Our ambition for 2030

Under the European Climate Law, EU Member States will work collectively to become climate neutral by 2050. As a first milestone, the EU is aiming to reduce net emissions by at least 55% by 2030 compared to 1990. The revised EU ETS will contribute to delivering this target.

To achieve the necessary emission reductions cost-effectively, the EU ETS has been strengthened, and its scope expanded to maritime transport. Altogether, the cap is tightened to bring emissions down by 62% by 2030 compared to 2005 levels. In parallel, operational parameters of the Market Stability Reserve have been calibrated to continue fostering a balanced EU carbon market. The price fluctuations mechanism has also been reinforced.

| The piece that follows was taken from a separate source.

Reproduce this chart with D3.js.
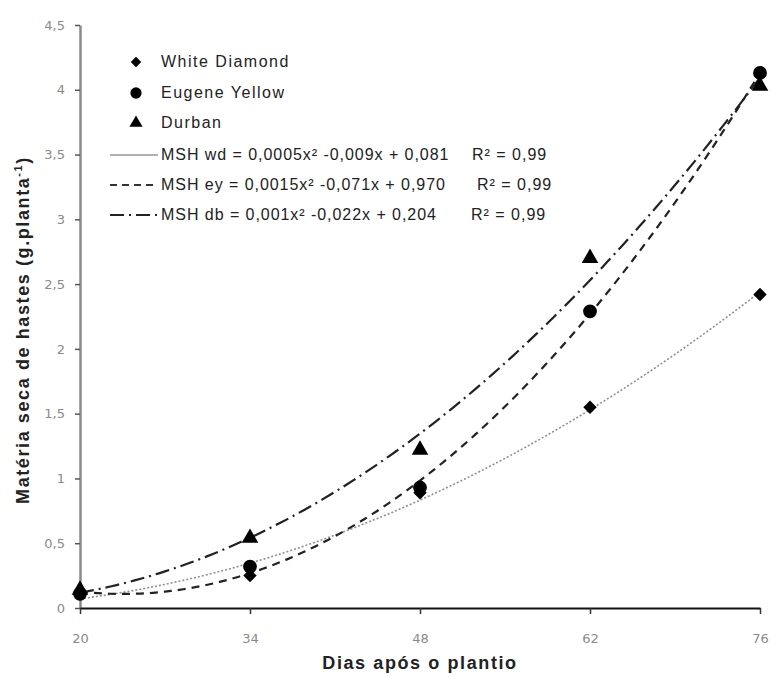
<!DOCTYPE html>
<html>
<head>
<meta charset="utf-8">
<script src="https://cdn.jsdelivr.net/npm/d3@7"></script>
<style>
  html, body { margin: 0; padding: 0; background: #fff; }
  svg { display: block; }
</style>
</head>
<body>
<svg id="chart" width="771" height="677"></svg>
<script>
const days = [20, 34, 48, 62, 76];
const whiteDiamond = [0.11, 0.25, 0.89, 1.55, 2.42];
const eugeneYellow = [0.11, 0.32, 0.93, 2.29, 4.13];
const durban = [0.14, 0.54, 1.22, 2.70, 4.03];
const yTicks = [0, 0.5, 1, 1.5, 2, 2.5, 3, 3.5, 4, 4.5];
const yTickLabels = ["0", "0,5", "1", "1,5", "2", "2,5", "3", "3,5", "4", "4,5"];
const seriesNames = ["White Diamond", "Eugene Yellow", "Durban"];
const trendLabels = [
  "MSH wd = 0,0005x² -0,009x + 0,081",
  "MSH ey = 0,0015x² -0,071x + 0,970",
  "MSH db = 0,001x² -0,022x + 0,204"
];
const r2Labels = ["R² = 0,99", "R² = 0,99", "R² = 0,99"];
const xTitle = "Dias após o plantio";
const yTitle = "Matéria seca de hastes (g.planta";

const svg = d3.select("#chart");
const x = d3.scaleLinear().domain([20, 76]).range([80, 760]);
const y = d3.scaleLinear().domain([0, 4.5]).range([608, 25]);

// Quadratic least squares fit (Excel-style polynomial trendline)
function quadFit(xs, ys) {
  const n = xs.length;
  let s = [0,0,0,0,0], t = [0,0,0];
  for (let i = 0; i < n; i++) {
    const xi = xs[i], yi = ys[i];
    for (let k = 0; k <= 4; k++) s[k] += Math.pow(xi, k);
    for (let k = 0; k <= 2; k++) t[k] += Math.pow(xi, k) * yi;
  }
  const M = [[s[0], s[1], s[2], t[0]], [s[1], s[2], s[3], t[1]], [s[2], s[3], s[4], t[2]]];
  for (let i = 0; i < 3; i++) {
    let p = i;
    for (let r = i + 1; r < 3; r++) if (Math.abs(M[r][i]) > Math.abs(M[p][i])) p = r;
    [M[i], M[p]] = [M[p], M[i]];
    for (let r = 0; r < 3; r++) {
      if (r === i) continue;
      const f = M[r][i] / M[i][i];
      for (let c = i; c < 4; c++) M[r][c] -= f * M[i][c];
    }
  }
  const c0 = M[0][3] / M[0][0], c1 = M[1][3] / M[1][1], c2 = M[2][3] / M[2][2];
  return v => c0 + c1 * v + c2 * v * v;
}

// Axes
const yAxis = d3.axisLeft(y).tickValues(yTicks).tickFormat((d, i) => yTickLabels[i]).tickSize(5).tickSizeOuter(0).tickPadding(10);
const gy = svg.append("g").attr("transform", "translate(80,0)").call(yAxis);
gy.select(".domain").attr("stroke", "#8a8a8a").attr("stroke-width", 2.5);
gy.selectAll(".tick line").attr("stroke", "#555").attr("stroke-width", 1.5);
gy.selectAll(".tick text").attr("fill", "#8a8a8a").attr("font-family", "'DejaVu Sans', Verdana, sans-serif").attr("font-size", 13);

const xAxis = d3.axisBottom(x).tickValues(days).tickFormat(d3.format("d")).tickSize(6).tickSizeOuter(0).tickPadding(20);
const gx = svg.append("g").attr("transform", "translate(0,608)").call(xAxis);
gx.select(".domain").attr("stroke", "#111").attr("stroke-width", 2);
gx.selectAll(".tick line").attr("stroke", "#333").attr("stroke-width", 1.5);
gx.selectAll(".tick text").attr("fill", "#8a8a8a").attr("font-family", "'DejaVu Sans', Verdana, sans-serif").attr("font-size", 13);

// Trend lines
const styles = [
  { stroke: "#8f8f8f", width: 1.6, dash: "2,2" },
  { stroke: "#222", width: 2.2, dash: "8,6" },
  { stroke: "#222", width: 2.2, dash: "14,5,2,5" }
];
const legendStyles = [
  { stroke: "#b0b0b0", width: 2, dash: null },
  { stroke: "#333", width: 2, dash: "7,5" },
  { stroke: "#222", width: 2, dash: "14,5,2,5" }
];
const allSeries = [whiteDiamond, eugeneYellow, durban];
const line = d3.line().x(d => x(d[0])).y(d => y(d[1])).curve(d3.curveLinear);
allSeries.forEach((vals, i) => {
  const f = quadFit(days, vals);
  const pts = d3.range(20, 76.01, 0.5).map(v => [v, f(v)]);
  svg.append("path").datum(pts).attr("d", line)
    .attr("fill", "none").attr("stroke", styles[i].stroke)
    .attr("stroke-width", styles[i].width).attr("stroke-dasharray", styles[i].dash);
});

// Markers (diamond = square rotated 45°)
const symbols = [d3.symbolSquare, d3.symbolCircle, d3.symbolTriangle];
const rotations = [45, 0, 0];
const sizes = [90, 150, 120];
allSeries.forEach((vals, i) => {
  svg.append("g").selectAll("path").data(vals).join("path")
    .attr("transform", (d, j) => `translate(${x(days[j])},${y(d)}) rotate(${rotations[i]})`)
    .attr("d", d3.symbol().type(symbols[i]).size(sizes[i]))
    .attr("fill", "#000");
});

// Legend
const legFont = "'Liberation Sans', Arial, sans-serif";
const legMarkRows = [62, 93, 123];
const legSizes = [55, 100, 75];
seriesNames.forEach((name, i) => {
  svg.append("path").attr("transform", `translate(136,${legMarkRows[i]}) rotate(${rotations[i]})`)
    .attr("d", d3.symbol().type(symbols[i]).size(legSizes[i])).attr("fill", "#000");
  svg.append("text").attr("x", 161).attr("y", legMarkRows[i] + 5)
    .attr("font-family", legFont).attr("font-size", 16).attr("letter-spacing", 1.5).attr("fill", "#222").text(name);
});
const legLineRows = [155, 185, 215];
const r2x = [472, 477, 471];
trendLabels.forEach((lab, i) => {
  const ls = legendStyles[i];
  svg.append("line").attr("x1", 110).attr("x2", 158).attr("y1", legLineRows[i]).attr("y2", legLineRows[i])
    .attr("stroke", ls.stroke).attr("stroke-width", ls.width).attr("stroke-dasharray", ls.dash);
  svg.append("text").attr("x", 161).attr("y", legLineRows[i] + 5)
    .attr("font-family", legFont).attr("font-size", 16).attr("letter-spacing", 0.95).attr("fill", "#222").text(lab);
  svg.append("text").attr("x", r2x[i]).attr("y", legLineRows[i] + 5)
    .attr("font-family", legFont).attr("font-size", 16).attr("letter-spacing", 1).attr("fill", "#222").text(r2Labels[i]);
});

// Axis titles
svg.append("text").attr("x", 420).attr("y", 669).attr("text-anchor", "middle")
  .attr("font-family", legFont).attr("font-weight", "bold").attr("font-size", 18).attr("letter-spacing", 1.6).attr("fill", "#222")
  .text(xTitle);
const yt = svg.append("text").attr("transform", "translate(29,330) rotate(-90)").attr("text-anchor", "middle")
  .attr("font-family", legFont).attr("font-weight", "bold").attr("font-size", 18).attr("letter-spacing", 1.6).attr("fill", "#222");
yt.append("tspan").text(yTitle);
yt.append("tspan").attr("font-size", 11).attr("dy", -7).text("-1");
yt.append("tspan").attr("dy", 7).text(")");
</script>
</body>
</html>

To help advance sectoral decarbonisation, free allocation rules have been adapted. This includes conditionality requirements for industry installations to access free allocation (in the form of energy audits and for certain installations, climate neutrality plans) and a gradual phase-out of free allocation in the aviation sector.

Also, in certain industry sectors (cement, aluminium, fertilisers, electric energy production, hydrogen, iron and steel, as well as some precursors and a limited number of downstream products) free allocation will be gradually phase out. This is due to the introduction of the Carbon Border Adjustment Mechanism (CBAM), a new measure to mitigate the risk of carbon leakage as the EU ramps up its climate ambition.

New emissions trading system for buildings, road transport and additional sectors and the Social Climate Fund

To stimulate cost-effective emission reductions in buildings, road transport and additional sectors, the new emissions trading system (ETS 2) has been introduced for fuels combusted in these sectors. It will regulate fuel suppliers rather than consumers, raising revenues for climate and social action.

In particular, revenues from the auctioning of emission allowances in ETS 2 will supply the new Social Climate Fund to address the social impacts arising from the new system on vulnerable groups in the EU. Together with the Member States' contributions, the Social Climate Fund will mobilise EUR 86.7 billion from 2026 to 2032.

The new system is designed to operate in an orderly, smooth and efficient manner from 2027, while the monitoring and reporting of emissions starts already in 2025.

Resources for the green transition

To aid sectors in the decarbonisation challenge, more resources from the ETS framework have been leveraged for the green transition.

The sizes of both the Innovation and the Modernisation Fund funded have been increased. Both are funded by the EU ETS. Additional resources under the Innovation Fund will support breakthrough technologies for the green transition, including through dedicated calls for projects in the maritime and CBAM sectors. Additional resources under the Modernisation Fund will help finance energy transformation in the original ten beneficiary Member States, plus Greece, Portugal and Slovenia.

Finally, revenues from both systems (or their equivalent financial value) will have to be spent to further climate action, energy transformation and a just transition.